Alors que les manifestants tentent en vain d'y entrer, la police finit par réussir à bloquer un périmètre autour de l'hôtel, et quand les manifestants s'approchent trop ou que les projectiles pleuvent, la police répond avec des gaz lacrymogènes, des grenades aveuglantes et en tirant des balles en caoutchouc.

'Mensonge'

«Votre vie est en danger, vous devez vous en aller!», lance un policier aux manifestants qui tentent toujours d'avancer.

C'est dans cette scène de chaos qu'on entend tout à coup un coup de feu. Des gens s'enfuient en courant, on évacue l'homme - grièvement blessé, préciseront plus tard les autorités - laissant sur le trottoir une petite mare de sang.

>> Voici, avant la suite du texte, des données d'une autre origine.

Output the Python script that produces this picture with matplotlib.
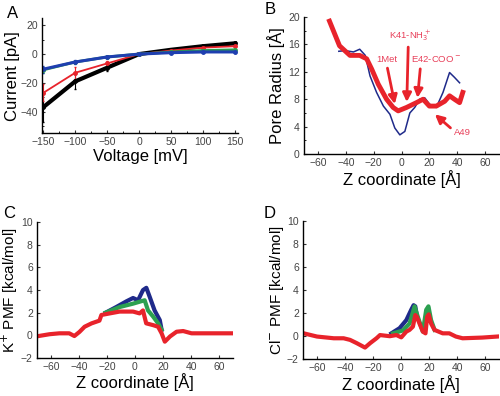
import numpy as np
import matplotlib
matplotlib.use("Agg")
import matplotlib.pyplot as plt
from matplotlib.ticker import MultipleLocator

# ---- panel A: I-V curves
voltage = [-150, -100, -50, 0, 50, 100, 150]
cur_black = [-37, -19, -9.5, 0, 3, 5.5, 7.5]
err_black = [10, 5, 2, 0.5, 0.5, 0.8, 1.0]
cur_red = [-27, -13, -6.5, 0, 2.5, 4.5, 5.5]
err_red = [6, 4, 1.5, 0.5, 0.5, 0.5, 0.8]
cur_green = [-11, -5.5, -2, 0, 1.5, 2.5, 3]
err_green = [2, 1, 0.5, 0.3, 0.3, 0.3, 0.5]
cur_blue = [-10.5, -5.5, -2, 0, 1, 1.5, 1.5]
err_blue = [2.5, 1.5, 1, 0.3, 0.3, 0.3, 0.5]

# ---- panel B: pore radius
zb_red = [-51.7, -44.5, -37, -30, -25, -21.4, -16.7, -10.7, -6, -2.4, 3.6, 10.7,
          15.5, 20, 25, 31, 34.5, 38, 41.7, 44]
rb_red = [19.4, 15.8, 14.4, 14.4, 13.9, 12.4, 10.2, 8.0, 6.8, 6.3, 6.8, 7.5,
          8.0, 7.0, 7.0, 7.7, 8.5, 8.0, 7.5, 9.0]
zb_blue = [-45, -40.5, -34.5, -30, -26, -22.6, -17.9, -13, -8.3, -4.8, -1.2, 2.4,
           6, 9.5, 13, 16.7, 20, 25, 29.8, 34.5, 38, 41.7]
rb_blue = [15.0, 15.1, 14.9, 15.3, 14.4, 11.4, 9.0, 7.0, 5.8, 3.8, 2.8, 3.3,
           6.0, 6.8, 8.0, 8.2, 7.3, 6.8, 9.0, 11.9, 11.2, 10.4]
ann_text = ["K41-NH$_3^+$", "1Met", "E42-COO$^-$", "A49"]
ann_xy = [(3.8, 7.6), (-4.8, 7.3), (11.5, 8.2), (24, 5.8)]
ann_txt_xy = [(6.4, 17.3), (-10.7, 13.8), (24.5, 13.8), (44, 3.2)]
ann_rel = [(0.45, 0.0), (0.5, 0.0), (0.2, 0.0), (0.0, 0.6)]

# ---- panel C: K+ PMF
zc_red = [-70.8, -61, -54, -47, -43.3, -39.7, -36, -31, -25.4, -24, -18, -11, -1.4,
          3.3, 5.7, 8, 13, 16.5, 19, 21.3, 25, 29.7, 34.4, 40.4, 46, 58, 69]
pc_red = [-0.1, 0.1, 0.18, 0.18, -0.06, 0.3, 0.76, 1.06, 1.3, 1.8, 1.94, 2.1, 2.1,
          1.94, 2.2, 1.06, 0.9, 0.76, 0.18, -0.56, -0.1, 0.32, 0.38, 0.18, 0.18, 0.18, 0.18]
zc_blue = [-21, -13.4, -6.2, -1.4, 2.2, 5.7, 8.1, 10.5, 14, 17.7, 19]
pc_blue = [2.0, 2.5, 3.0, 3.3, 3.1, 4.0, 4.2, 3.4, 2.2, 1.35, 0.5]
zc_green = [-21, -11, -1.4, 3.3, 6.9, 9.3, 13, 16.5, 19]
pc_green = [2.0, 2.5, 2.8, 2.97, 3.1, 2.2, 1.65, 1.06, 0.5]

# ---- panel D: Cl- PMF
zd_red = [-69.5, -60, -48, -41, -36.4, -31.7, -25.7, -22, -17.5, -15, -8, -3.3, 0.2,
          3.8, 6.1, 8.5, 10.2, 11.3, 13.2, 15.6, 17.5, 18.7, 19.8, 21.5, 23.9, 29.8,
          34.5, 39.2, 44, 58, 68.7]
pd_red = [0.25, -0.03, -0.18, -0.18, -0.32, -0.6, -0.99, -0.6, -0.18, 0.1, 0.0, 0.1,
          -0.1, 0.4, 0.55, 0.83, 1.84, 1.7, 1.1, 0.4, 0.25, 1.7, 1.9, 1.1, 0.55, 0.25,
          0.25, -0.03, -0.18, -0.12, -0.03]
zd_blue = [-6.9, -1, 3.8, 7.3, 9, 10.2, 11.3]
pd_blue = [0.25, 0.7, 1.4, 2.3, 2.7, 2.6, 1.8]
zd_green = [-5.7, 1.4, 6.1, 9.7, 12, 15.6, 18, 19.6, 21.5, 24]
pd_green = [0.25, 0.5, 1.1, 2.6, 1.7, 0.4, 2.3, 2.6, 1.4, 0.55]

NAVY = '#1f2a8a'
GREEN = '#2ca050'
RED = '#e8232b'
TXT = '#e8405a'

plt.rcParams['font.family'] = 'Liberation Sans'
plt.rcParams['xtick.direction'] = 'in'
plt.rcParams['ytick.direction'] = 'in'
plt.rcParams['xtick.major.size'] = 2.5
plt.rcParams['ytick.major.size'] = 2.5
plt.rcParams['xtick.minor.size'] = 1.5
plt.rcParams['ytick.minor.size'] = 1.5
plt.rcParams['xtick.labelsize'] = 7.5
plt.rcParams['ytick.labelsize'] = 7.5
plt.rcParams['axes.linewidth'] = 1.0

fig = plt.figure(figsize=(5, 3.96), dpi=100)


def style(ax):
    ax.spines['top'].set_visible(False)
    ax.spines['right'].set_visible(False)
    ax.tick_params(colors='#333333', labelcolor='#444444', pad=3)


# A
axA = fig.add_axes([0.084, 0.664, 0.392, 0.290])
style(axA)
axA.errorbar(voltage, cur_black, yerr=err_black, color='black', lw=3, marker='o', ms=2.5,
             elinewidth=0.8, capsize=1)
axA.errorbar(voltage, cur_red, yerr=err_red, color=RED, lw=1.3, marker='o', ms=2.5,
             elinewidth=0.8, capsize=1)
axA.errorbar(voltage, cur_green, yerr=err_green, color=GREEN, lw=2, marker='o', ms=2.5,
             elinewidth=0.8, capsize=1)
axA.errorbar(voltage, cur_blue, yerr=err_blue, color='#1f3fb0', lw=2.2, marker='o', ms=2.5,
             elinewidth=0.8, capsize=1)
axA.set_xlim(-152, 155)
axA.set_ylim(-55, 25)
axA.set_xticks([-150, -100, -50, 0, 50, 100, 150])
axA.set_yticks([-40, -20, 0, 20])
axA.xaxis.set_minor_locator(MultipleLocator(25))
axA.yaxis.set_minor_locator(MultipleLocator(10))
axA.set_xlabel('Voltage [mV]', fontsize=12, labelpad=1)
axA.set_ylabel('Current [pA]', fontsize=12, labelpad=0)

# B
axB = fig.add_axes([0.608, 0.611, 0.39, 0.346])
style(axB)
axB.plot(zb_blue, rb_blue, color=NAVY, lw=1.1)
axB.plot(zb_red, rb_red, color=RED, lw=3.5)
for t, xy, txy, rp in zip(ann_text, ann_xy, ann_txt_xy, ann_rel):
    axB.annotate(t, xy=xy, xytext=txy, color=TXT, fontsize=6.8, ha='center', va='center',
                 arrowprops=dict(arrowstyle='-|>', color=RED, lw=2, mutation_scale=13,
                                 shrinkA=1, shrinkB=0, relpos=rp))
axB.set_xlim(-70, 70)
axB.set_ylim(0, 20)
axB.set_xticks(range(-60, 61, 20))
axB.set_yticks(range(0, 21, 4))
axB.yaxis.set_minor_locator(MultipleLocator(2))
axB.set_xlabel('Z coordinate [Å]', fontsize=12, labelpad=1)
axB.set_ylabel('Pore Radius [Å]', fontsize=12, labelpad=2)

# C
axC = fig.add_axes([0.074, 0.096, 0.392, 0.343])
style(axC)
axC.plot(zc_blue, pc_blue, color=NAVY, lw=3)
axC.plot(zc_green, pc_green, color=GREEN, lw=3)
axC.plot(zc_red, pc_red, color=RED, lw=3)
axC.set_xlim(-70, 70)
axC.set_ylim(-2, 10)
axC.set_xticks(range(-60, 61, 20))
axC.set_yticks(range(-2, 11, 2))
axC.set_xlabel('Z coordinate [Å]', fontsize=12, labelpad=1)
axC.set_ylabel('K$^{+}$ PMF [kcal/mol]', fontsize=11, labelpad=1)

# D
axD = fig.add_axes([0.606, 0.093, 0.392, 0.348])
style(axD)
axD.plot(zd_blue, pd_blue, color=NAVY, lw=3)
axD.plot(zd_green, pd_green, color=GREEN, lw=3)
axD.plot(zd_red, pd_red, color=RED, lw=3)
axD.set_xlim(-70, 70)
axD.set_ylim(-2, 10)
axD.set_xticks(range(-60, 61, 20))
axD.set_yticks(range(-2, 11, 2))
axD.set_xlabel('Z coordinate [Å]', fontsize=12, labelpad=1)
axD.set_ylabel('Cl$^{-}$ PMF [kcal/mol]', fontsize=11, labelpad=1)

fig.text(0.014, 0.985, 'A', fontsize=12, va='top', ha='left')
fig.text(0.53, 0.995, 'B', fontsize=12, va='top', ha='left')
fig.text(0.006, 0.48, 'C', fontsize=12, va='top', ha='left')
fig.text(0.528, 0.48, 'D', fontsize=12, va='top', ha='left')

plt.savefig('out.png', dpi=100)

Cette nouvelle nuit de violence fait suite à la mort mardi de Keith Scott, un père de famille de 43 ans par un policier.

La police a expliqué que Scott était porteur d'une arme et menaçant, et que le policier qui l'a tué est également noir. Celui-ci, a-t-elle précisé, diffusant son nom, a été suspendu.

Faux, répondent ses proches, pour qui Keith Scott ne menaçait personne, et tenait à la main non pas une arme mais un livre. Certains des voisins disent même que le policier qui a tiré était blanc, et non noir.

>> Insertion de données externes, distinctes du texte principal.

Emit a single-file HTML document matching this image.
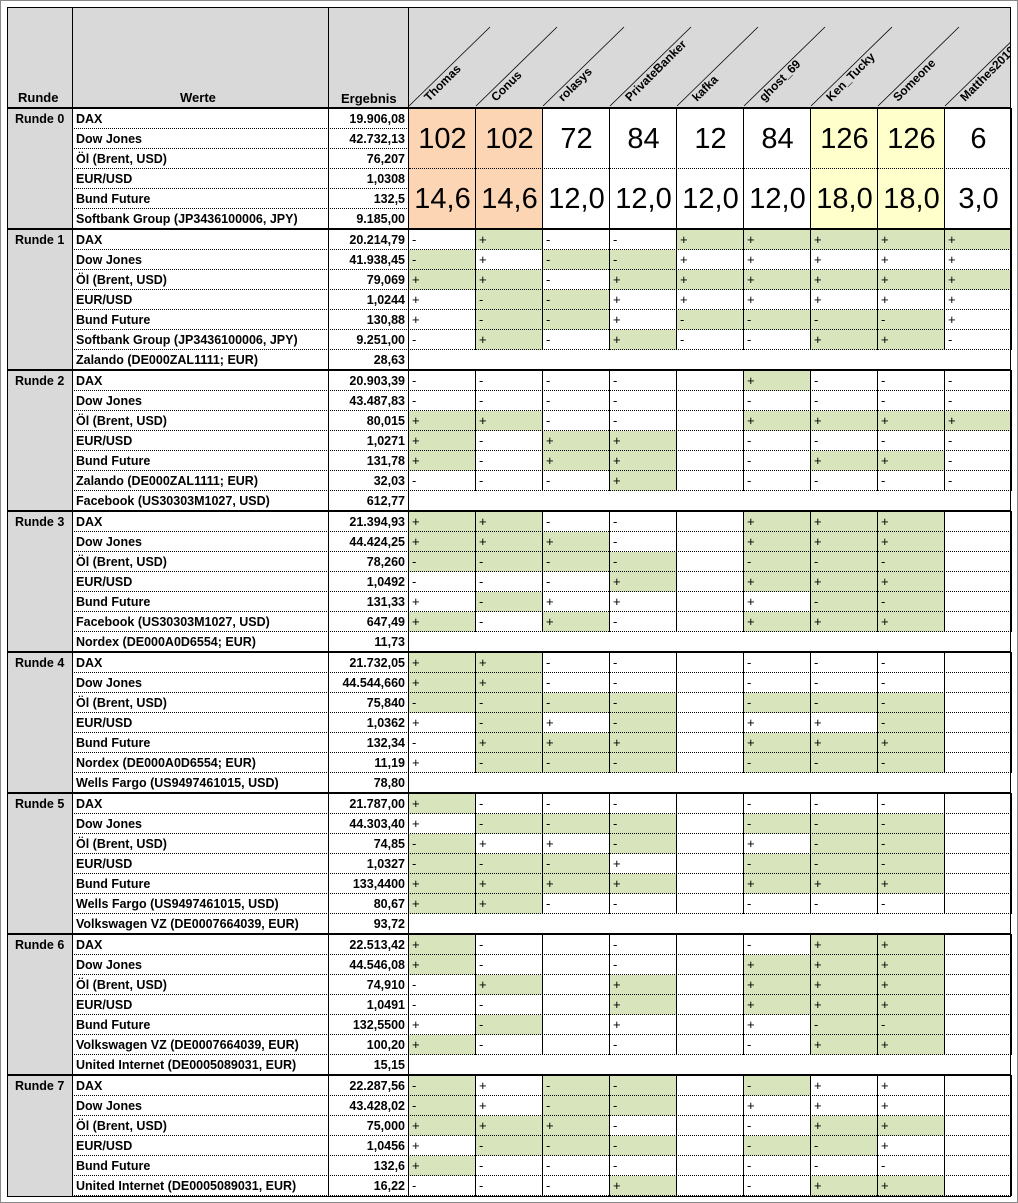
<!DOCTYPE html>
<html><head><meta charset="utf-8">
<style>
html,body{margin:0;padding:0;background:#fff;}
#w{position:relative;width:1018px;height:1203px;overflow:hidden;font-family:"Liberation Sans",Arial,sans-serif;font-weight:bold;}
#w div{position:absolute;box-sizing:border-box;}
.t{font-size:12.5px;line-height:20px;white-space:nowrap;color:#000;}
.s{font-size:13px;line-height:20px;font-weight:normal;padding-left:3px;}
.big{font-size:29px;font-weight:normal;text-align:center;}
</style></head><body>
<div id="w">
<div style="left:0;top:0;width:1018px;height:1203px;border:1px solid #888;"></div>
<div style="left:7px;top:7px;width:1004px;height:1190px;background:#fff;"></div>
<div style="left:7px;top:7px;width:1004px;height:100px;background:#d9d9d9;"></div>
<div style="left:7px;top:107px;width:65px;height:1090px;background:#d9d9d9;"></div>
<div class="t" style="left:18px;top:88px;font-size:13px;">Runde</div>
<div class="t" style="left:180px;top:88px;font-size:13px;">Werte</div>
<div class="t" style="left:341px;top:89px;font-size:13px;">Ergebnis</div>
<svg style="position:absolute;left:0;top:0" width="1011" height="108" viewBox="0 0 1011 108">
<g id="hd" font-family="Liberation Sans, Arial, sans-serif" font-size="12" font-weight="bold"></g>
</svg>
</div>
<script>
var W=document.getElementById('w');
function d(x,y,w,h,st,txt,cls){var e=document.createElement('div');e.style.cssText='left:'+x+'px;top:'+y+'px;width:'+w+'px;height:'+h+'px;'+(st||'');if(cls)e.className=cls;if(txt!=null)e.textContent=txt;W.appendChild(e);return e;}
var names=['Thomas','Conus','rolasys','PrivateBanker','kafka','ghost_69','Ken_Tucky','Someone','Matthes2019'];
var hd=document.getElementById('hd'),h='';
for(var i=0;i<9;i++){var x0=409+67*i;
h+='<line x1="'+x0+'" y1="106" x2="'+(x0+81)+'" y2="27" stroke="#000" stroke-width="0.8"/>';
h+='<text transform="translate('+(x0+20)+',102) rotate(-45)">'+names[i]+'</text>';}
hd.innerHTML=h;
var G='#d8e4bc';
var blocks=[
['Runde 0',[['DAX','19.906,08'],['Dow Jones','42.732,13'],['Öl (Brent, USD)','76,207'],['EUR/USD','1,0308'],['Bund Future','132,5'],['Softbank Group (JP3436100006, JPY)','9.185,00']],null],
['Runde 1',[['DAX','20.214,79'],['Dow Jones','41.938,45'],['Öl (Brent, USD)','79,069'],['EUR/USD','1,0244'],['Bund Future','130,88'],['Softbank Group (JP3436100006, JPY)','9.251,00'],['Zalando (DE000ZAL1111; EUR)','28,63']],
['- +g - - +g +g +g +g +g','-g + -g -g + + + + +','+g +g - +g +g +g +g +g +g','+ -g -g + + + + + +','+ -g -g + -g -g -g -g +','- +g - +g - - +g +g -']],
['Runde 2',[['DAX','20.903,39'],['Dow Jones','43.487,83'],['Öl (Brent, USD)','80,015'],['EUR/USD','1,0271'],['Bund Future','131,78'],['Zalando (DE000ZAL1111; EUR)','32,03'],['Facebook (US30303M1027, USD)','612,77']],
['- - - - . +g - - -','- - - - . - - - -','+g +g - - . +g +g +g +g','+g - +g +g . - - - -','+g - +g +g . - +g +g -','- - - +g . - - - -']],
['Runde 3',[['DAX','21.394,93'],['Dow Jones','44.424,25'],['Öl (Brent, USD)','78,260'],['EUR/USD','1,0492'],['Bund Future','131,33'],['Facebook (US30303M1027, USD)','647,49'],['Nordex (DE000A0D6554; EUR)','11,73']],
['+g +g - - . +g +g +g .','+g +g +g - . +g +g +g .','-g -g -g -g . -g -g -g .','- - - +g . +g +g +g .','+ -g + + . + -g -g .','+g - +g - . +g +g +g .']],
['Runde 4',[['DAX','21.732,05'],['Dow Jones','44.544,660'],['Öl (Brent, USD)','75,840'],['EUR/USD','1,0362'],['Bund Future','132,34'],['Nordex (DE000A0D6554; EUR)','11,19'],['Wells Fargo (US9497461015, USD)','78,80']],
['+g +g - - . - - - .','+g +g - - . - - - .','-g -g -g -g . -g -g -g .','+ -g + -g . + + -g .','- +g +g +g . +g +g +g .','+ -g -g -g . -g -g -g .']],
['Runde 5',[['DAX','21.787,00'],['Dow Jones','44.303,40'],['Öl (Brent, USD)','74,85'],['EUR/USD','1,0327'],['Bund Future','133,4400'],['Wells Fargo (US9497461015, USD)','80,67'],['Volkswagen VZ (DE0007664039, EUR)','93,72']],
['+g - - - . - - - .','+ -g -g -g . -g -g -g .','-g + + -g . + -g -g .','-g -g -g + . -g -g -g .','+g +g +g +g . +g +g +g .','+g +g - - . - - - .']],
['Runde 6',[['DAX','22.513,42'],['Dow Jones','44.546,08'],['Öl (Brent, USD)','74,910'],['EUR/USD','1,0491'],['Bund Future','132,5500'],['Volkswagen VZ (DE0007664039, EUR)','100,20'],['United Internet (DE0005089031, EUR)','15,15']],
['+g - . - . - +g +g .','+g - . - . +g +g +g .','- +g . +g . +g +g +g .','- - . +g . +g +g +g .','+ -g . + . + -g -g .','+g - . - . - +g +g .']],
['Runde 7',[['DAX','22.287,56'],['Dow Jones','43.428,02'],['Öl (Brent, USD)','75,000'],['EUR/USD','1,0456'],['Bund Future','132,6'],['United Internet (DE0005089031, EUR)','16,22']],
['-g + -g -g . -g + + .','-g + -g -g . + + + .','+g +g +g - . - +g +g .','+ -g -g -g . -g -g + .','+g - - - . - - - .','- - - +g . - +g +g .']]
];
var y0=108;
blocks.forEach(function(b,bi){
  if(bi==1)y0=229;
  var rows=b[1],n=rows.length;
  d(15,y0+1,60,20,'',b[0],'t');
  for(var r=0;r<n;r++){
    var y=y0+1+r*20;
    d(76,y,252,20,'',rows[r][0],'t');
    d(330,y,75,20,'text-align:right;',rows[r][1],'t');
    if(b[2]&&r<b[2].length){
      var cs=b[2][r].split(' ');
      for(var i=0;i<9;i++){var c=cs[i],x=409+67*i;
        var g=c.indexOf('g')>=0,sg=c.replace('g','').replace('.','');
        d(x,y,67,20,g?'background:'+G+';':'',sg,'s');}
    }
    d(72,y+19,939,1,'border-top:1px dotted #000;');
  }
  if(bi==0){
    var big1=['102','102','72','84','12','84','126','126','6'],big2=['14,6','14,6','12,0','12,0','12,0','12,0','18,0','18,0','3,0'];
    for(var i=0;i<9;i++){var x=409+67*i,bg=i<2?'#fcd5b4':(i==6||i==7?'#ffffcc':'#fff');
      d(x,109,67,60,'background:'+bg+';line-height:60px;',big1[i],'big');
      d(x,169,67,60,'background:'+bg+';line-height:60px;',big2[i],'big');}
    d(409,168,602,1,'border-top:1px dotted #000;');
  }
  var bh=n*20;
  var vl=(b[2]?b[2].length*20:bh);
  [72,328,408].forEach(function(x){d(x,y0,1,bh+1,'background:#000;');});
  for(var i=1;i<=9;i++)d(408+67*i,y0,1,vl+1,'background:#000;');
  d(1010,y0,1,bh+1,'background:#000;');
  d(7,y0-1,1004,2,'background:#000;');
  y0=y0+bh+1;
});
d(7,1196,1004,1,'background:#000;');
[7,72,328,408,1010].forEach(function(x){d(x,7,1,100,'background:#000;');});
d(7,7,1004,1,'background:#000;');
d(7,7,1,1190,'background:#000;');
</script>
</body></html>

L'arme «est un mensonge», assurait à l'AFP Taheshia Williams, une résidente du quartier, dont la fille étudie dans la même école que l'un des enfants de Scott.

«Ils ont enlevé le livre et l'ont remplacé par une arme. Cet homme était assis ici tous les jours, à attendre que son fils descende de l'autobus», ajoutait-elle.

Selon la version de la police, des policiers mandatés pour arrêter un suspect ont repéré Keith Scott - qui n'était pas la personne recherchée - dans une voiture sur un parking d'immeuble. Les agents lui ont ordonné à plusieurs reprises de lâcher son arme. «En dépit de ces sommations orales, il est sorti de son véhicule une arme à la main», a relaté le chef de la police.

Contestant cette version, les proches de la victime et les militants des droits de l'homme ont réclamé que la police rende publiques les vidéos qui ont dû être prises par les caméras que les policiers portent sur eux et celle de la voiture de police, ce que la police a jusqu'à présent refusé de faire.

Dans la manifestation de cette nuit, on pouvait voir une pancarte disant : «Publiez les vidéos».